COLLECTED DATA:

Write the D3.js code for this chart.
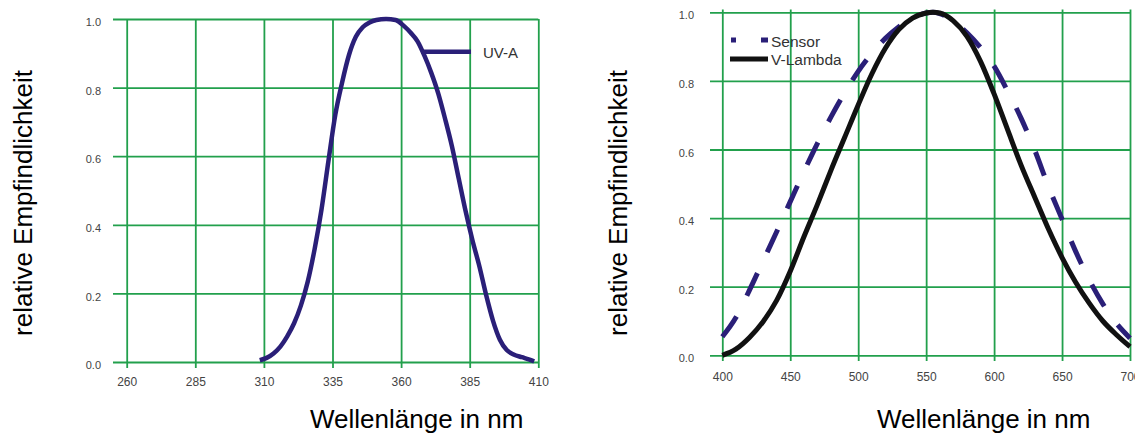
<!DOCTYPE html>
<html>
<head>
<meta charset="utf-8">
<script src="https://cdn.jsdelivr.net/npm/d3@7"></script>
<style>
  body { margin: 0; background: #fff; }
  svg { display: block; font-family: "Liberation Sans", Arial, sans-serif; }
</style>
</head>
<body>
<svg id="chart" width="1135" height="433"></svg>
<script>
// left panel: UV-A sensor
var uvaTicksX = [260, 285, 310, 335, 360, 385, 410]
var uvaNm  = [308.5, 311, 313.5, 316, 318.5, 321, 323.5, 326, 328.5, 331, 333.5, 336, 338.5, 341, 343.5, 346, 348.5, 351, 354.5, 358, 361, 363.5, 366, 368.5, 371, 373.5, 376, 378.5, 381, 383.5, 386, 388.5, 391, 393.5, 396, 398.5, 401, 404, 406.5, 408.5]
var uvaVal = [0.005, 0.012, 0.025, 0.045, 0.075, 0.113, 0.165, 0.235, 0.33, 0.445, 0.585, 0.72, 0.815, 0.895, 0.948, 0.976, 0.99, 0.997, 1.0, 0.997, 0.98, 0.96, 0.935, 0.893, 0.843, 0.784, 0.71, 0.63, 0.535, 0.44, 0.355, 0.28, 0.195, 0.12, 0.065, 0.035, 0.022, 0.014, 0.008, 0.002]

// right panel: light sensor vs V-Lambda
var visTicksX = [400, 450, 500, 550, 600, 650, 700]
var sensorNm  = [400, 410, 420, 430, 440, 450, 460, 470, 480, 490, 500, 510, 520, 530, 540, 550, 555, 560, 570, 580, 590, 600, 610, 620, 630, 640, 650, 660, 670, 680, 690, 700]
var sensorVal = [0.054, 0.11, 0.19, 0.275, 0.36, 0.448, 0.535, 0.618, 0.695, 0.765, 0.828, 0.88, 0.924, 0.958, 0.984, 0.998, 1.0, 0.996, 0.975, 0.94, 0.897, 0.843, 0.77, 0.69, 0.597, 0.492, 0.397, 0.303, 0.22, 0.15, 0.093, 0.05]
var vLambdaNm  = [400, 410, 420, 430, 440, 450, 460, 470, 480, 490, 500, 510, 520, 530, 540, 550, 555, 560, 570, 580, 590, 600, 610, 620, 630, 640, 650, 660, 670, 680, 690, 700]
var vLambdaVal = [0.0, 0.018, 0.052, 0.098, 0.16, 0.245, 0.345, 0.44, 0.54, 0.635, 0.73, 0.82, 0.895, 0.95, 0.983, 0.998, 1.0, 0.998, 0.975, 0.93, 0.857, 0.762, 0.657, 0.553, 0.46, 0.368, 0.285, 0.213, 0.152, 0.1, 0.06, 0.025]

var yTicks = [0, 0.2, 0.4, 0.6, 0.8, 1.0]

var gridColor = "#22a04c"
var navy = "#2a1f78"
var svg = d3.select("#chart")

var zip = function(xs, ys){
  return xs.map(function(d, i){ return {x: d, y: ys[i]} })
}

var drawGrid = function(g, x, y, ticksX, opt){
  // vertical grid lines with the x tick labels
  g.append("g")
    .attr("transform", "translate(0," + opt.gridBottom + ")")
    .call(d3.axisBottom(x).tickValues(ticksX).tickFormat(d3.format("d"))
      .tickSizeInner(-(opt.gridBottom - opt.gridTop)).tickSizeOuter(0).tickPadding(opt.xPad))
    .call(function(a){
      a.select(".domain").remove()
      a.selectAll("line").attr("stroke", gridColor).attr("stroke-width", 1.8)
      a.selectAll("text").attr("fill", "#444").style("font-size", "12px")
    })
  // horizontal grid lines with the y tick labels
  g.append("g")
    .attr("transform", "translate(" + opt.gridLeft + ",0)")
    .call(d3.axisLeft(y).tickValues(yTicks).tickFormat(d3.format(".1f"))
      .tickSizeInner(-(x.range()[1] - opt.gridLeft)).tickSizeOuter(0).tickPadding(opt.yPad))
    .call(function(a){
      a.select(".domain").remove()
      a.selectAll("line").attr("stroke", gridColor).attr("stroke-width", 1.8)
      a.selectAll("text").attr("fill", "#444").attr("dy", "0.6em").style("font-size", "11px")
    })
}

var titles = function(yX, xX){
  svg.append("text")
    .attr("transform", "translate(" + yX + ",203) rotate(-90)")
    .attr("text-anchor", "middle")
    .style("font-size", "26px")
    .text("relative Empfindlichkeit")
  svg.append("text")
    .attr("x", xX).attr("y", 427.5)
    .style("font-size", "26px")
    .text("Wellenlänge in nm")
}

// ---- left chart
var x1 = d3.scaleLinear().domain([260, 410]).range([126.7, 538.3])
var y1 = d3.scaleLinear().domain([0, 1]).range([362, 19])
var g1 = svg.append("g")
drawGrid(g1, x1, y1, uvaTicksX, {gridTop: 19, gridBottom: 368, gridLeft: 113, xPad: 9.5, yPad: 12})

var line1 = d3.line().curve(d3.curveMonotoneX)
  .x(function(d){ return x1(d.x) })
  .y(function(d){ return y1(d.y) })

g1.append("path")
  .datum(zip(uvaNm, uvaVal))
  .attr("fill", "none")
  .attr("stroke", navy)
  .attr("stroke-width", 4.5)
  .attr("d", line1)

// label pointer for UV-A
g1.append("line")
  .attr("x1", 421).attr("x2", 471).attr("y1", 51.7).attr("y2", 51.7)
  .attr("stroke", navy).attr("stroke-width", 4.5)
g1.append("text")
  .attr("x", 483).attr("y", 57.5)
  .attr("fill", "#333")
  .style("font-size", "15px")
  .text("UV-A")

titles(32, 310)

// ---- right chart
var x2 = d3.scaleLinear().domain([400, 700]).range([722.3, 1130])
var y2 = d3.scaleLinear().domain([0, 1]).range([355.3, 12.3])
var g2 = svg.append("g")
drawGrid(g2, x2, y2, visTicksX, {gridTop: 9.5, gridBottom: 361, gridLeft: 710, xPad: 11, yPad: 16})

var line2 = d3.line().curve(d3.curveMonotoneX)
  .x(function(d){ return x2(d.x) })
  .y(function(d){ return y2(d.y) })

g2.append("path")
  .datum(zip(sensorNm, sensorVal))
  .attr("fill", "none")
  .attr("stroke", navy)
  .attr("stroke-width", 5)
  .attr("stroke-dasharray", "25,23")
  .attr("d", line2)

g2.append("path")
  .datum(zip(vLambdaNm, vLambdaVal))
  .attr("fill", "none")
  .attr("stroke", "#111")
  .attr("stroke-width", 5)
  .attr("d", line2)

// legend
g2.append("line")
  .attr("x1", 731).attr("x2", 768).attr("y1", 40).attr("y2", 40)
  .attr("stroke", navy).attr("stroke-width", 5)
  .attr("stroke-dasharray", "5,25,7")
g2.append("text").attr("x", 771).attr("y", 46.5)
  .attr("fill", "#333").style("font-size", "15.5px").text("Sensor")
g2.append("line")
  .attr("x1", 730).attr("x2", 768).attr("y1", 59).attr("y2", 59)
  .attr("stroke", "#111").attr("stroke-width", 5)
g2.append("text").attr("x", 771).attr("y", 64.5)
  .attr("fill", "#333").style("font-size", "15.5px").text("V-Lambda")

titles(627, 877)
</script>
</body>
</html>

SET EXERCISE:
Copy each line above that contains the word "chart".

REPLY TO THE EXERCISE:
Write the D3.js code for this chart.
<svg id="chart" width="1135" height="433"></svg>
var svg = d3.select("#chart")
// ---- left chart
// ---- right chart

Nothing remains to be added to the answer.